__Dataset excerpt__
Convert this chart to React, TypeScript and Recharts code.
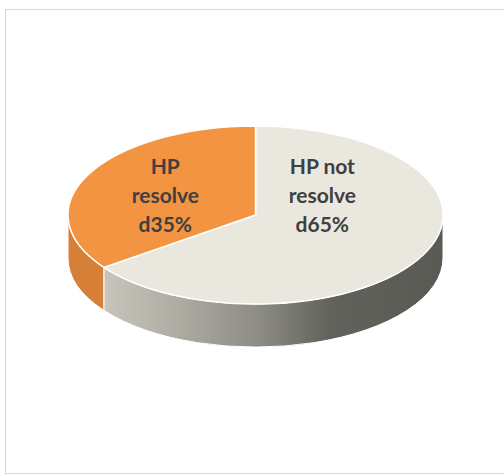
import { PieChart, Pie } from "recharts";

const categories = ["HP not resolved", "HP resolved"];
const values = [65, 35];

const TOP_COLORS = ["#EAE8DE", "#F29441"];
const SIDE_COLORS = ["url(#side-gray)", "#D57F37"];

// 3D look: ellipse squash and wall height
const TILT = 0.475;
const DEPTH = 43;
const RAD = Math.PI / 180;
const LABEL_FRAC = [0.4, 0.54];

const data = categories.map((name, i) => ({
  name,
  value: values[i],
  fill: TOP_COLORS[i],
  side: SIDE_COLORS[i],
}));

function wrap(text: string, max: number) {
  const lines: string[] = [];
  let cur = "";
  for (const word of text.split(" ")) {
    const cand = cur ? cur + " " + word : word;
    if (cand.length <= max) {
      cur = cand;
      continue;
    }
    if (cur) lines.push(cur);
    let w = word;
    while (w.length > max) {
      lines.push(w.slice(0, max));
      w = w.slice(max);
    }
    cur = w;
  }
  if (cur) lines.push(cur);
  return lines;
}

function Slice3D(props: any) {
  const { cx, cy, outerRadius: r, startAngle, endAngle, fill } = props;
  const side = props.side ?? props.payload?.side;
  const ry = r * TILT;
  const pt = (deg: number, dy = 0) =>
    `${cx + r * Math.cos(deg * RAD)},${cy - ry * Math.sin(deg * RAD) + dy}`;

  const lo = Math.min(startAngle, endAngle);
  const hi = Math.max(startAngle, endAngle);
  const walls: [number, number][] = [];
  for (let k = -2; k <= 2; k++) {
    const a = Math.max(lo, -180 + 360 * k);
    const b = Math.min(hi, 360 * k);
    if (b - a > 0.01) walls.push([a, b]);
  }

  const large = Math.abs(endAngle - startAngle) > 180 ? 1 : 0;
  const top = `M${cx},${cy} L${pt(startAngle)} A${r},${ry} 0 ${large} 1 ${pt(endAngle)} Z`;

  return (
    <g>
      <defs>
        <linearGradient id="side-gray" gradientUnits="userSpaceOnUse" x1={cx - r} y1={0} x2={cx + r} y2={0}>
          <stop offset="0%" stopColor="#D3D1C6" />
          <stop offset="25%" stopColor="#B4B2A8" />
          <stop offset="50%" stopColor="#8E8D86" />
          <stop offset="70%" stopColor="#62625C" />
          <stop offset="100%" stopColor="#5A5A54" />
        </linearGradient>
      </defs>
      {walls.map(([a, b], i) => (
        <path
          key={i}
          d={`M${pt(a)} A${r},${ry} 0 0 0 ${pt(b)} L${pt(b, DEPTH)} A${r},${ry} 0 0 1 ${pt(a, DEPTH)} Z`}
          fill={side}
          stroke="#ffffff"
          strokeWidth={1}
        />
      ))}
      <path d={top} fill={fill} stroke="#ffffff" strokeWidth={1.5} />
    </g>
  );
}

function renderLabel(p: any) {
  const { cx, cy, outerRadius: r, midAngle, index, name, percent } = p;
  const x = cx + r * LABEL_FRAC[index] * Math.cos(midAngle * RAD);
  const lines = wrap(`${name}${Math.round(percent * 100)}%`, 7);
  const mid = cy - 12;
  return (
    <text
      x={x}
      y={mid}
      textAnchor="middle"
      fill="#404040"
      fontFamily="Lato, 'Open Sans', sans-serif"
      fontWeight={700}
      fontSize={21}
    >
      {lines.map((line, i) => (
        <tspan key={i} x={x} y={mid + (i - (lines.length - 1) / 2) * 29}>
          {line}
        </tspan>
      ))}
    </text>
  );
}

export default function App() {
  return (
    <div style={{ position: "absolute", left: 0, top: 0, width: 504, height: 474, background: "#fff", overflow: "hidden" }}>
      <div
        style={{
          position: "absolute",
          left: 5,
          top: 9,
          width: 520,
          height: 463,
          border: "1px solid #d6d6d6",
        }}
      />
      <PieChart width={504} height={474} margin={{ top: 0, right: 0, bottom: 0, left: 0 }} style={{ position: "absolute", left: 0, top: 0 }}>
        <Pie
          data={data}
          dataKey="value"
          nameKey="name"
          cx={255.5}
          cy={215}
          outerRadius={187.5}
          startAngle={90}
          endAngle={-270}
          shape={Slice3D}
          label={renderLabel}
          labelLine={false}
          isAnimationActive={false}
        />
      </PieChart>
    </div>
  );
}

__Short problem__
Starting at the top of the listing above, please restate word for word each line up to and including the one that holds "const LABEL_FRAC = [0.4, 0.54];", omitting every image.

__The output__
Convert this chart to React, TypeScript and Recharts code.
import { PieChart, Pie } from "recharts";

const categories = ["HP not resolved", "HP resolved"];
const values = [65, 35];

const TOP_COLORS = ["#EAE8DE", "#F29441"];
const SIDE_COLORS = ["url(#side-gray)", "#D57F37"];

// 3D look: ellipse squash and wall height
const TILT = 0.475;
const DEPTH = 43;
const RAD = Math.PI / 180;
const LABEL_FRAC = [0.4, 0.54];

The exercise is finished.